Using the listing below, give again exactly the lines from the line with "Give me the TikZ source for this diagram." to the line with "(thinfilm) at (9,324)", inclusive, without the pictures.

■ ■ ■

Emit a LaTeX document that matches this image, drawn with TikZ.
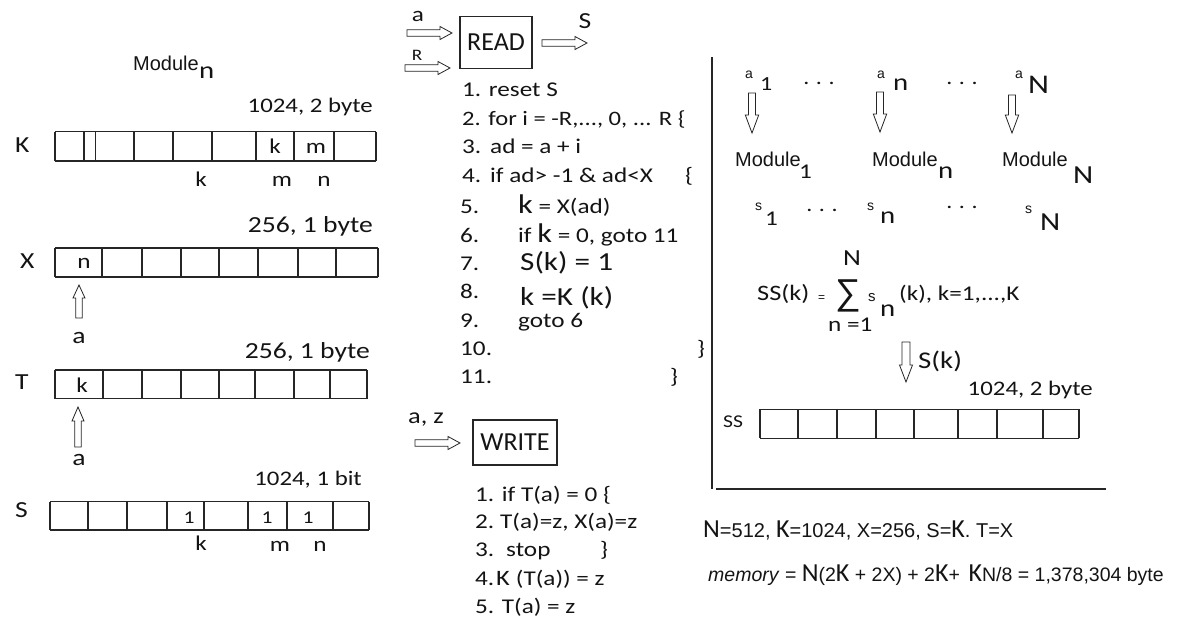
\documentclass[tikz,border=0pt]{standalone}
\usepackage{fontspec}
\setmainfont{Carlito}[FakeStretch=1.2]
\newfontfamily\cbn{Carlito}
\newfontfamily\ar{Liberation Sans}
\newcommand\fsz[1]{\fontsize{#1}{#1}\selectfont}
\definecolor{ink}{HTML}{141414}
\definecolor{gridc}{HTML}{262626}
\tikzset{
  t/.style={inner sep=0pt, text=ink, anchor=base west},
  te/.style={inner sep=0pt, text=ink, anchor=base east},
  tc/.style={inner sep=0pt, text=ink, anchor=base},
  cell/.style={draw=gridc, line width=1.1pt},
  frame/.style={draw=gridc, line width=1.1pt},
  box/.style={draw=gridc, line width=1.1pt},
  arrline/.style={draw=gridc, line width=0.8pt, fill=white, line join=miter},
  modl/.style={t, font=\ar\fsz{20}},
  pics/blk/.style n args={4}{code={\draw[arrline] (0,-#4)--({#1-#2},-#4)--({#1-#2},-#3)--(#1,0)--({#1-#2},#3)--({#1-#2},#4)--(0,#4)--cycle;}}
}
\begin{document}
\begin{tikzpicture}[x=1pt,y=-1pt]
\useasboundingbox (0,0) rectangle (1189,619);
\fill[white] (0,0) rectangle (1189,619);

% ---------------- left column ----------------
\node[modl] (modn) at (133,70) {Module};
\node[t, font=\fsz{24}] (modnsub) at (199,78) {n};

\node[te, font=\fsz{20.7}] (kcap) at (373,112) {1024, 2 byte};
\node[t, font=\fsz{23}] (klab) at (15,152) {K};
\draw[cell] (55,131.7) -- (376,131.7) (55,161) -- (376,161);
\foreach \xx in {55,84,95.7,134,173,212,256,294,334,376} \draw[cell] (\xx,131.7) -- (\xx,161);
\node[tc, font=\fsz{21}] (kk) at (275,153.3) {k};
\node[tc, font=\fsz{21}] (km) at (316,153.3) {m};
\node[tc, font=\fsz{21}] (kbk) at (201,186) {k};
\node[tc, font=\fsz{21}] (kbm) at (282,186.5) {m};
\node[tc, font=\fsz{21}] (kbn) at (324,186.5) {n};

\node[te, font=\fsz{23}] (xcap) at (373,232) {256, 1 byte};
\node[t, font=\fsz{23}] (xlab) at (20,268) {X};
\draw[cell] (55,248) -- (378,248) (55,277) -- (378,277);
\foreach \xx in {55,102,142,181,219,258,298,336,378} \draw[cell] (\xx,248) -- (\xx,277);
\node[tc, font=\fsz{21}] (xn) at (84,268) {n};
\pic[rotate=90] at (79,318) {blk={33}{13}{6}{3.2}};
\node[tc, font=\fsz{23}] (xa) at (79,343) {a};

\node[te, font=\fsz{23}] (tcap) at (370,358) {256, 1 byte};
\node[t, font=\fsz{23}] (tlab) at (15,389) {T};
\draw[cell] (55,370) -- (367,370) (55,398.5) -- (367,398.5);
\foreach \xx in {55,103,142,181,219,255,294,330,367} \draw[cell] (\xx,370) -- (\xx,398.5);
\node[tc, font=\fsz{21}] (tk) at (82,392) {k};
\pic[rotate=90] at (78,447) {blk={40}{14}{6}{3.2}};
\node[tc, font=\fsz{23}] (ta) at (79,465) {a};

\node[te, font=\fsz{20.7}] (scap) at (362,485) {1024, 1 bit};
\node[t, font=\fsz{23}] (slab) at (15,517) {S};
\draw[cell] (50,501.7) -- (369,501.7) (50,530) -- (369,530);
\foreach \xx in {50,88,127,167,204,248,287,333,369} \draw[cell] (\xx,501.7) -- (\xx,530);
\node[tc, font=\fsz{18}] (s1a) at (189,523) {1};
\node[tc, font=\fsz{18}] (s1b) at (267,523) {1};
\node[tc, font=\fsz{18}] (s1c) at (308,523) {1};
\node[tc, font=\fsz{21}] (sbk) at (201,550) {k};
\node[tc, font=\fsz{21}] (sbm) at (280,551.5) {m};
\node[tc, font=\fsz{21}] (sbn) at (320,551.5) {n};

% ---------------- READ ----------------
\node[tc, font=\fsz{21}] (ra) at (418,21.7) {a};
\pic at (407,33) {blk={45}{12}{6.5}{3.2}};
\node[tc, font=\fsz{16}] (rR) at (417,60) {R};
\pic at (405,68) {blk={45}{12}{6.5}{3.2}};
\node[box, minimum width=72pt, minimum height=51.6pt, inner sep=0pt, font=\cbn\fsz{26}, text=ink] (read) at (496,42.5) {READ};
\pic at (542,43) {blk={45}{12}{6.5}{3.2}};
\node[tc, font=\fsz{23}] (rs) at (585,28) {S};

\begin{scope}[every node/.style={t, font=\fsz{21}}]
\node (r1) at (462,96.7) {1. reset S};
\node[font=\fsz{20.5}] (r2) at (462,125) {2. for i = -R,..., 0, ... R \{};
\node (r3n) at (462,153) {3.};
\node (r3) at (490,153) {ad = a + i};
\node (r4n) at (462,182) {4.};
\node (r4) at (490,182) {if ad> -1 \& ad<X};
\node (r4b) at (685,182) {\{};
\node (r5n) at (460,213) {5.};
\node (r5) at (518,213) {{\fsz{27}k} = X(ad)};
\node (r6n) at (460,242) {6.};
\node (r6) at (518,242) {if {\fsz{27}k} = 0, goto 11};
\node (r7n) at (460,270) {7.};
\node[font=\fsz{26}] (r7) at (520,270) {S(k) = 1};
\node (r8n) at (460,298) {8.};
\node[font=\fsz{26}] (r8) at (520,305) {k =K (k)};
\node (r9n) at (460,327) {9.};
\node (r9) at (518,327) {goto 6};
\node (r10n) at (460,355) {10.};
\node (r10b) at (697,355) {\}};
\node (r11n) at (460,383) {11.};
\node (r11b) at (670,383) {\}};
\end{scope}

% ---------------- WRITE ----------------
\node[t, font=\fsz{22}] (waz) at (408,423) {a, z};
\pic at (415,443) {blk={45}{12}{6.5}{3.2}};
\node[box, minimum width=84pt, minimum height=45pt, inner sep=0pt, font=\cbn\fsz{26}, text=ink] (write) at (515,442.5) {WRITE};
\begin{scope}[every node/.style={t, font=\fsz{21}}]
\node (w1) at (475,501.7) {1. if T(a) = 0 \{};
\node (w2n) at (475,528) {2.};
\node (w2) at (500,528) {T(a)=z, X(a)=z};
\node (w3n) at (475,556.7) {3.};
\node (w3) at (506,556.7) {stop};
\node (w3b) at (600,556.7) {\}};
\node (w4n) at (475,585) {4.};
\node[font=\fsz{22}] (w4) at (496,585) {K {\fsz{21}(T(a)) = z}};
\node (w5) at (475,613) {5. T(a) = z};
\end{scope}

% ---------------- right frame ----------------
\draw[frame] (712,57) -- (712,489);
\draw[frame] (716,489) -- (1106,489);

% a_1 ... a_N
\node[t, font=\ar\fsz{14}] (a1a) at (745,78) {a};
\node[t, font=\fsz{20}] (a1s) at (760,90) {1};
\node[inner sep=0pt, font=\fsz{20}, text=ink] (d1) at (819,83) {.\,\,.\,\,.};
\node[t, font=\ar\fsz{14}] (ana) at (877,78) {a};
\node[t, font=\fsz{24}] (ans) at (893,90) {n};
\node[inner sep=0pt, font=\fsz{20}, text=ink] (d2) at (962,83) {.\,\,.\,\,.};
\node[t, font=\ar\fsz{14}] (aNa) at (1015,78) {a};
\node[t, font=\fsz{27}] (aNs) at (1028,93) {N};

\pic[rotate=-90] at (752,93) {blk={40}{18}{6.7}{3.5}};
\pic[rotate=-90] at (880,92) {blk={40}{18}{6.7}{3.5}};
\pic[rotate=-90] at (1012,95) {blk={38}{18}{6.7}{3.5}};

\node[modl] (m1) at (735,166.7) {Module};
\node[t, font=\fsz{21}] (m1s) at (799,178) {1};
\node[modl] (mn) at (872,166.7) {Module};
\node[t, font=\fsz{24}] (mns) at (938,178) {n};
\node[modl] (mN) at (1002,166.7) {Module};
\node[t, font=\fsz{26}] (mNs) at (1073,183) {N};

\node[t, font=\ar\fsz{14}] (s1) at (755,210) {s};
\node[t, font=\fsz{21}] (s1s) at (765,225) {1};
\node[inner sep=0pt, font=\fsz{20}, text=ink] (d3) at (822,210) {.\,\,.\,\,.};
\node[t, font=\ar\fsz{14}] (sn) at (867,210) {s};
\node[t, font=\fsz{24}] (sns) at (880,223) {n};
\node[inner sep=0pt, font=\fsz{20}, text=ink] (d4) at (962,207) {.\,\,.\,\,.};
\node[t, font=\ar\fsz{14}] (sN) at (1025,213) {s};
\node[t, font=\fsz{26}] (sNs) at (1040,230) {N};

% sum
\node[t, font=\fsz{23}] (sumN) at (843,265) {N};
\node[t, font=\fsz{22}] (ssk) at (757,300) {SS(k)};
\node[t, font=\ar\fsz{12}] (eq) at (818,301) {=};
\node[t, font=\ar\fsz{36}] (sig) at (835,304) {∑};
\node[t, font=\ar\fsz{15}] (sums) at (868,301.7) {s};
\node[t, font=\fsz{24}] (sumn) at (880,316.7) {n};
\node[t, font=\fsz{21}] (sumr) at (899,300) {(k), k=1,...,K};
\node[t, font=\fsz{21}] (sumlow) at (828,331.7) {n =1};
\pic[rotate=-90] at (906,342) {blk={40}{17}{6.5}{4}};
\node[t, font=\fsz{24}] (sk) at (918,368) {S(k)};
\node[te, font=\fsz{20.7}] (sscap) at (1093,395) {1024, 2 byte};
\node[t, font=\fsz{18}] (sslab) at (723,427) {SS};
\draw[cell] (760,409.3) -- (1079,409.3) (760,438.3) -- (1079,438.3);
\foreach \xx in {760,798,837,876,914,958,997,1043,1079} \draw[cell] (\xx,409.3) -- (\xx,438.3);

% bottom formulas
\node[t, font=\ar\fsz{20}] (params) at (703,537) {{\cbn\fsz{26}N}=512, {\cbn\fsz{26}K}=1024, X=256, S={\cbn\fsz{26}K}. T=X};
\node[t, font=\ar\fsz{19.5}] (mem) at (708,581.7) {\textit{memory} = {\cbn\fsz{26}N}(2{\cbn\fsz{26}K} + 2X) + 2{\cbn\fsz{26}K}+ \,{\cbn\fsz{26}K}N/8 = 1,378,304 byte};
\end{tikzpicture}
\end{document}
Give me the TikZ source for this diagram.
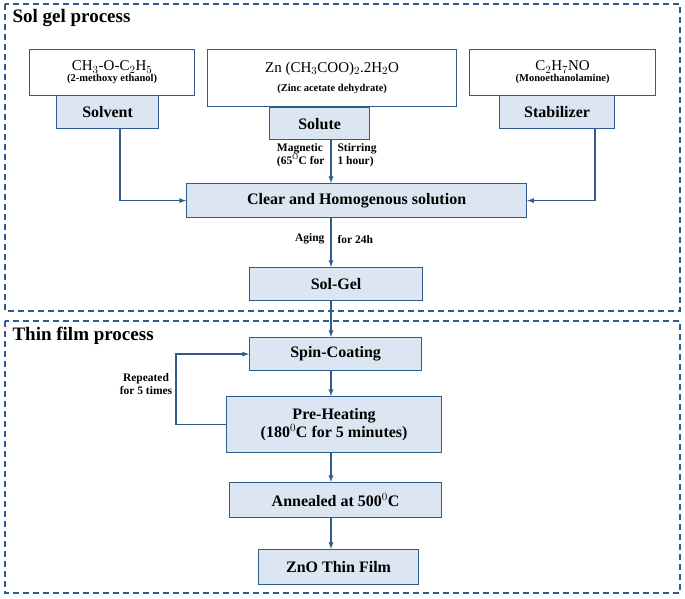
\documentclass[tikz,border=0pt]{standalone}
\usepackage{tikz}
\usepackage{fontspec}
\setmainfont{Liberation Serif}
\usetikzlibrary{calc}
\definecolor{edgeblue}{HTML}{2F5C8C}
\definecolor{paleblue}{HTML}{DCE6F2}
\tikzset{
  box/.style={draw=edgeblue,line width=1.2pt,inner sep=0pt},
  stage/.style={box,fill=paleblue,font=\bfseries\fontsize{16}{18}\selectfont},
  note/.style={font=\bfseries\fontsize{11.5}{13}\selectfont},
  flow/.style={draw=edgeblue,line width=1.3pt,-latex},
  frame/.style={draw=edgeblue,line width=1.6pt,dash pattern=on 6pt off 4pt}
}
\begin{document}
\begin{tikzpicture}[x=1pt,y=-1pt]
		\useasboundingbox (0,0) rectangle (685,598);
		\draw[frame] (5,4) rectangle (680,311);% Sol gel frame
		\draw[frame] (5,321) rectangle (680,593);% Thin film frame
		\node[anchor=north west,font=\bfseries\fontsize{19}{21}\selectfont] (solgel) at (9,6) {Sol gel process};
		\node[anchor=north west,font=\bfseries\fontsize{19}{21}\selectfont] (thinfilm) at (9,324) {Thin film process};

		% raw materials
		\node[box,minimum width=165pt,minimum height=46pt,anchor=north west,align=center] (ether) at (29,49)
			{\fontsize{15}{16}\selectfont CH$_3$-O-C$_2$H$_5$\\[-1pt]\bfseries\fontsize{10.5}{12}\selectfont (2-methoxy ethanol)};
		\node[stage,minimum width=102pt,minimum height=33pt,anchor=north west] (solvent) at (56,95) {Solvent};
		\node[box,minimum width=249pt,minimum height=57pt,anchor=north west,align=center] (zinc) at (207,49)
			{\fontsize{15}{16}\selectfont Zn (CH$_3$COO)$_2$.2H$_2$O\\[7pt]\bfseries\fontsize{10.5}{12}\selectfont (Zinc acetate dehydrate)};
		\node[stage,minimum width=100pt,minimum height=32pt,anchor=north west] (solute) at (269,107) {Solute};
		\node[box,minimum width=186pt,minimum height=46pt,anchor=north west,align=center] (amine) at (469,49)
			{\fontsize{15}{16}\selectfont C$_2$H$_7$NO\\[-1pt]\bfseries\fontsize{10.5}{12}\selectfont (Monoethanolamine)};
		\node[stage,minimum width=115pt,minimum height=33pt,anchor=north west] (stabilizer) at (499,95) {Stabilizer};

		% process steps
		\node[stage,minimum width=340pt,minimum height=34pt,anchor=north west] (clear) at (186,183) {Clear and Homogenous solution};
		\node[stage,minimum width=173pt,minimum height=33pt,anchor=north west] (sg) at (249,267) {Sol-Gel};
		\node[stage,minimum width=172pt,minimum height=33pt,anchor=north west] (spin) at (249,337) {Spin-Coating};
		\node[stage,minimum width=215pt,minimum height=56pt,anchor=north west,align=center] (preheat) at (226,396)
			{Pre-Heating\\(180$^0$C for 5 minutes)};
		\node[stage,minimum width=212pt,minimum height=35pt,anchor=north west] (anneal) at (229,482) {Annealed at 500$^0$C};
		\node[stage,minimum width=160pt,minimum height=35pt,anchor=north west] (zno) at (258,549) {ZnO Thin Film};

		\coordinate (svout) at ($(solvent.south west)+(64,0)$);
		\coordinate (stout) at ($(stabilizer.south west)+(96,0)$);
		\coordinate (axis) at (331,0);
		\draw[flow] (svout) |- (clear.west);
		\draw[flow] (solute.south -| axis) -- (clear.north -| axis);
		\draw[flow] (stout) |- (clear.east);
		\draw[flow] (clear.south -| axis) -- (sg.north -| axis);
		\draw[flow] (sg.south -| axis) -- (spin.north -| axis);
		\draw[flow] (spin.south -| axis) -- (preheat.north -| axis);
		\draw[flow] (preheat.south -| axis) -- (anneal.north -| axis);
		\draw[flow] (anneal.south -| axis) -- (zno.north -| axis);
		\coordinate (loop) at (176,0);
		\draw[flow] (preheat.west) -- (preheat.west -| loop) |- (spin.west);

		% labels
		\node[note,anchor=east,align=left] (mag) at ($(clear.north -| axis)+(-3,-28)$) {Magnetic\\(65$^{\mathrm{O}}$C for};
		\node[note,anchor=west,align=left] (stir) at ($(clear.north -| axis)+(3,-28)$) {Stirring\\1 hour)};
		\node[note,anchor=east] (aging) at ($(clear.south -| axis)+(-3,21)$) {Aging};
		\node[note,anchor=west] (hours) at ($(clear.south -| axis)+(3,21)$) {for 24h};
		\node[note,align=center] (repeat) at (146,384) {Repeated\\for 5 times};
	  \end{tikzpicture}
\end{document}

■ ■ ■

- [Full answer]:
Give me the TikZ source for this diagram.
\documentclass[tikz,border=0pt]{standalone}
\usepackage{tikz}
\usepackage{fontspec}
\setmainfont{Liberation Serif}
\usetikzlibrary{calc}
\definecolor{edgeblue}{HTML}{2F5C8C}
\definecolor{paleblue}{HTML}{DCE6F2}
\tikzset{
  box/.style={draw=edgeblue,line width=1.2pt,inner sep=0pt},
  stage/.style={box,fill=paleblue,font=\bfseries\fontsize{16}{18}\selectfont},
  note/.style={font=\bfseries\fontsize{11.5}{13}\selectfont},
  flow/.style={draw=edgeblue,line width=1.3pt,-latex},
  frame/.style={draw=edgeblue,line width=1.6pt,dash pattern=on 6pt off 4pt}
}
\begin{document}
\begin{tikzpicture}[x=1pt,y=-1pt]
		\useasboundingbox (0,0) rectangle (685,598);
		\draw[frame] (5,4) rectangle (680,311);% Sol gel frame
		\draw[frame] (5,321) rectangle (680,593);% Thin film frame
		\node[anchor=north west,font=\bfseries\fontsize{19}{21}\selectfont] (solgel) at (9,6) {Sol gel process};
		\node[anchor=north west,font=\bfseries\fontsize{19}{21}\selectfont] (thinfilm) at (9,324) {Thin film process};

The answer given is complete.